This is PCLG — Predictive Coding Language Generation. The paradigm shift is fundamental. Instead of treating language as an output modality to be extracted by a separate decoder, language becomes the 15th FENA node: a native participant in the predictive coding hierarchy, generating predictions, receiving prediction errors, and updating locally — exactly like every other node in the network.

Language isn’t an afterthought. It’s a modality, like vision or proprioception, that predicts and is predicted by the world state. The language node has its own token prediction head. Prediction errors propagate laterally through the settling loop. The world model doesn’t need to “contain” language information for a decoder to extract — the language node is part of the world model, participating directly in the settling dynamics that define the system’s cognition.

This is where we are now. PCLG is approximately 50% implemented.

We’re genuinely excited — but we’ve been excited before. Phase 3 taught us that partial success can mask fundamental limitations. So we’re tempering our optimism with the hard-won knowledge that elegant theories and promising architectures don’t guarantee results. The system needs to produce coherent language, and until it does, PCLG remains a hypothesis.

What gives us confidence is the architectural argument. Every previous phase failed because of a structural mismatch: the world model had no reason to encode language (Phase 1 and 2), or language was structurally separate from the world model’s learning dynamics (Phase 3). PCLG eliminates that mismatch by construction. Language isn’t decoded — it’s native.

What The Journey Taught Us

Looking back, the arc of this research has a clarity that was completely invisible while we were living it.

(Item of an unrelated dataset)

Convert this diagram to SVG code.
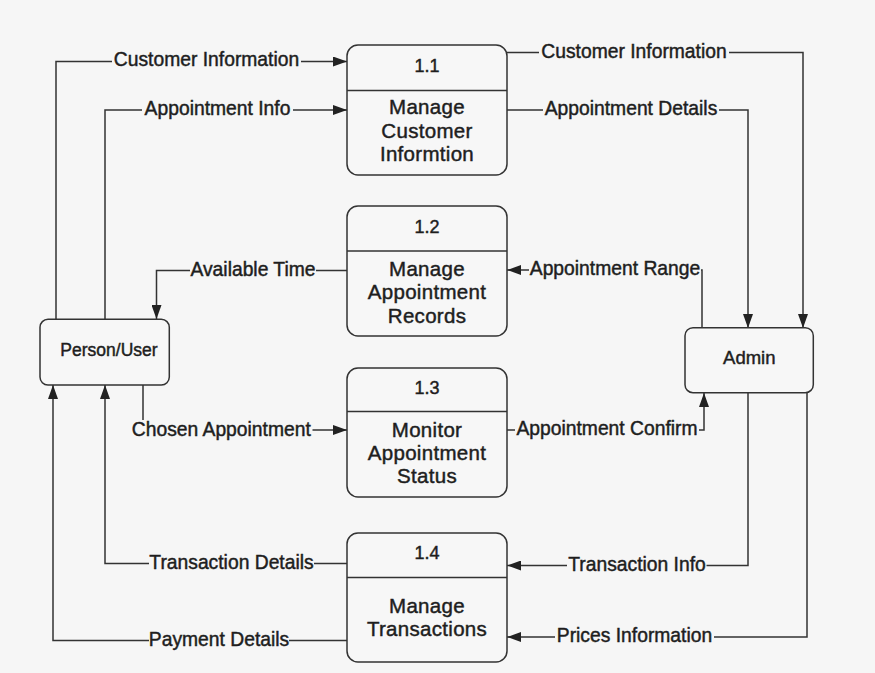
<svg xmlns="http://www.w3.org/2000/svg" width="875" height="673" viewBox="0 0 875 673">
  <style>
    .bg { fill: #f6f6f6; }
    .box { fill: #f7f7f7; stroke: #333; stroke-width: 1.5; }
    .div { stroke: #333; stroke-width: 1.5; }
    .conn { fill: none; stroke: #333; stroke-width: 1.5; marker-end: url(#arrow); }
    .lblbg { fill: #f6f6f6; }
    .t { font-family: "Liberation Sans", Arial, sans-serif; fill: #1e1e1e; text-anchor: middle; stroke: #1e1e1e; stroke-width: 0.45; }
    .lbl { font-size: 19.3px; }
    .num { font-size: 18px; }
    .proc { font-size: 20.5px; letter-spacing: 0.3px; }
    .ent { font-size: 17.5px; }
  </style>
  <defs>
    <marker id="arrow" markerUnits="userSpaceOnUse" markerWidth="14" markerHeight="10" refX="14" refY="5" orient="auto">
      <path d="M0,0 L14,5 L0,10 z" fill="#222"/>
    </marker>
  </defs>
  <rect class="bg" x="0" y="0" width="875" height="673"/>

  <g id="connectors">
    <path class="conn" d="M56,319 V61.5 H347"/>
    <path class="conn" d="M105,319 V110 H347"/>
    <path class="conn" d="M507,52.5 H803 V328"/>
    <path class="conn" d="M507,110 H748 V328"/>
    <path class="conn" d="M702,328 V270 H507"/>
    <path class="conn" d="M347,270.5 H156.5 V319"/>
    <path class="conn" d="M143,385 V430 H347"/>
    <path class="conn" d="M507,430 H704 V393"/>
    <path class="conn" d="M748,393 V565.5 H507"/>
    <path class="conn" d="M807,393 V637 H507"/>
    <path class="conn" d="M347,563.5 H105 V385"/>
    <path class="conn" d="M347,640.5 H53 V385"/>

    <g id="labels">
      <rect class="lblbg" x="112" y="53" width="189" height="17"/>
      <text class="t lbl" x="206.5" y="66">Customer Information</text>
      <rect class="lblbg" x="142" y="101.5" width="151" height="17"/>
      <text class="t lbl" x="217.5" y="115">Appointment Info</text>
      <rect class="lblbg" x="539" y="44" width="190" height="17"/>
      <text class="t lbl" x="634" y="57.5">Customer Information</text>
      <rect class="lblbg" x="543" y="101.5" width="176" height="17"/>
      <text class="t lbl" x="631" y="115">Appointment Details</text>
      <rect class="lblbg" x="529" y="261.5" width="172" height="17"/>
      <text class="t lbl" x="615" y="275">Appointment Range</text>
      <rect class="lblbg" x="190" y="262" width="126" height="17"/>
      <text class="t lbl" x="253" y="275.5">Available Time</text>
      <rect class="lblbg" x="130" y="420" width="182.5" height="20"/>
      <text class="t lbl" x="221.3" y="435.5">Chosen Appointment</text>
      <rect class="lblbg" x="515" y="421.5" width="184" height="17"/>
      <text class="t lbl" x="607" y="435">Appointment Confirm</text>
      <rect class="lblbg" x="567" y="557" width="139.5" height="17"/>
      <text class="t lbl" x="637" y="570.5">Transaction Info</text>
      <rect class="lblbg" x="555" y="628.5" width="159" height="17"/>
      <text class="t lbl" x="634.5" y="642">Prices Information</text>
      <rect class="lblbg" x="149" y="555" width="165" height="17"/>
      <text class="t lbl" x="231.5" y="568.5">Transaction Details</text>
      <rect class="lblbg" x="149" y="632" width="140" height="17"/>
      <text class="t lbl" x="219" y="645.5">Payment Details</text>
    </g>
  </g>

  <g id="p1-1">
    <rect class="box" x="347" y="45" width="160" height="130" rx="11"/>
    <line class="div" x1="347" y1="90.5" x2="507" y2="90.5"/>
    <text class="t num" x="427" y="71.5">1.1</text>
    <text class="t proc" x="427" y="114">Manage</text>
    <text class="t proc" x="427" y="137.7">Customer</text>
    <text class="t proc" x="427" y="161.3">Informtion</text>
  </g>

  <g id="p1-2">
    <rect class="box" x="347" y="206" width="160" height="130" rx="11"/>
    <line class="div" x1="347" y1="251" x2="507" y2="251"/>
    <text class="t num" x="427" y="233">1.2</text>
    <text class="t proc" x="427" y="276">Manage</text>
    <text class="t proc" x="427" y="299.3">Appointment</text>
    <text class="t proc" x="427" y="322.5">Records</text>
  </g>

  <g id="p1-3">
    <rect class="box" x="347" y="368" width="160" height="129" rx="11"/>
    <line class="div" x1="347" y1="411.5" x2="507" y2="411.5"/>
    <text class="t num" x="427" y="394.3">1.3</text>
    <text class="t proc" x="427" y="436.7">Monitor</text>
    <text class="t proc" x="427" y="460">Appointment</text>
    <text class="t proc" x="427" y="483.3">Status</text>
  </g>

  <g id="p1-4">
    <rect class="box" x="347" y="533" width="160" height="129" rx="11"/>
    <line class="div" x1="347" y1="577.5" x2="507" y2="577.5"/>
    <text class="t num" x="427" y="559.3">1.4</text>
    <text class="t proc" x="427" y="612.7">Manage</text>
    <text class="t proc" x="427" y="636">Transactions</text>
  </g>

  <g id="person-user">
    <rect class="box" x="40" y="319.3" width="129.3" height="65.7" rx="8"/>
    <text class="t ent" x="109" y="356">Person/User</text>
  </g>

  <g id="admin">
    <rect class="box" x="685" y="327.7" width="128.3" height="65" rx="8"/>
    <text class="t ent" x="749.3" y="364.3" style="font-size:18.5px">Admin</text>
  </g>
</svg>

Each phase didn’t just fail — it failed in a way that eliminated a specific class of approaches and pointed toward the next attempt.

Phase 1 proved that local learning needs structured top-down signals. Phase 2 proved that you can’t bolt a decoder onto representations that don’t encode what you need. Phase 3 proved that even with proper learning signals, treating language as an extraction problem is the wrong paradigm. Each failure narrowed the solution space until the right architecture became — not obvious, but at least visible.

The meta-lesson is about biological plausibility itself. It’s not just an aesthetic choice or a philosophical commitment. It’s a constraint that forces genuine architectural innovation. When you can’t fall back on backpropagation, when you can’t use a global loss function, when every learning rule must be local — you’re forced to think deeply about how information should flow, where learning signals come from, and what role each component plays in the whole system. The constraints are the creativity.

We don’t know yet if PCLG will work. We think the architectural argument is sound. We think making language native to the world model resolves the fundamental bottleneck that defeated every previous approach. But we’ve thought things would work before.

What we do know is that the journey has been honest. Every failure taught us something real. Every dead end eliminated a class of wrong answers. And the path we’re on now — language as a native modality in a predictive coding hierarchy — is a path we could only have found by walking through the failures that came before it.

The road to intelligence, it turns out, is paved with instructive failures. We’re still walking it.

The Sulphur Team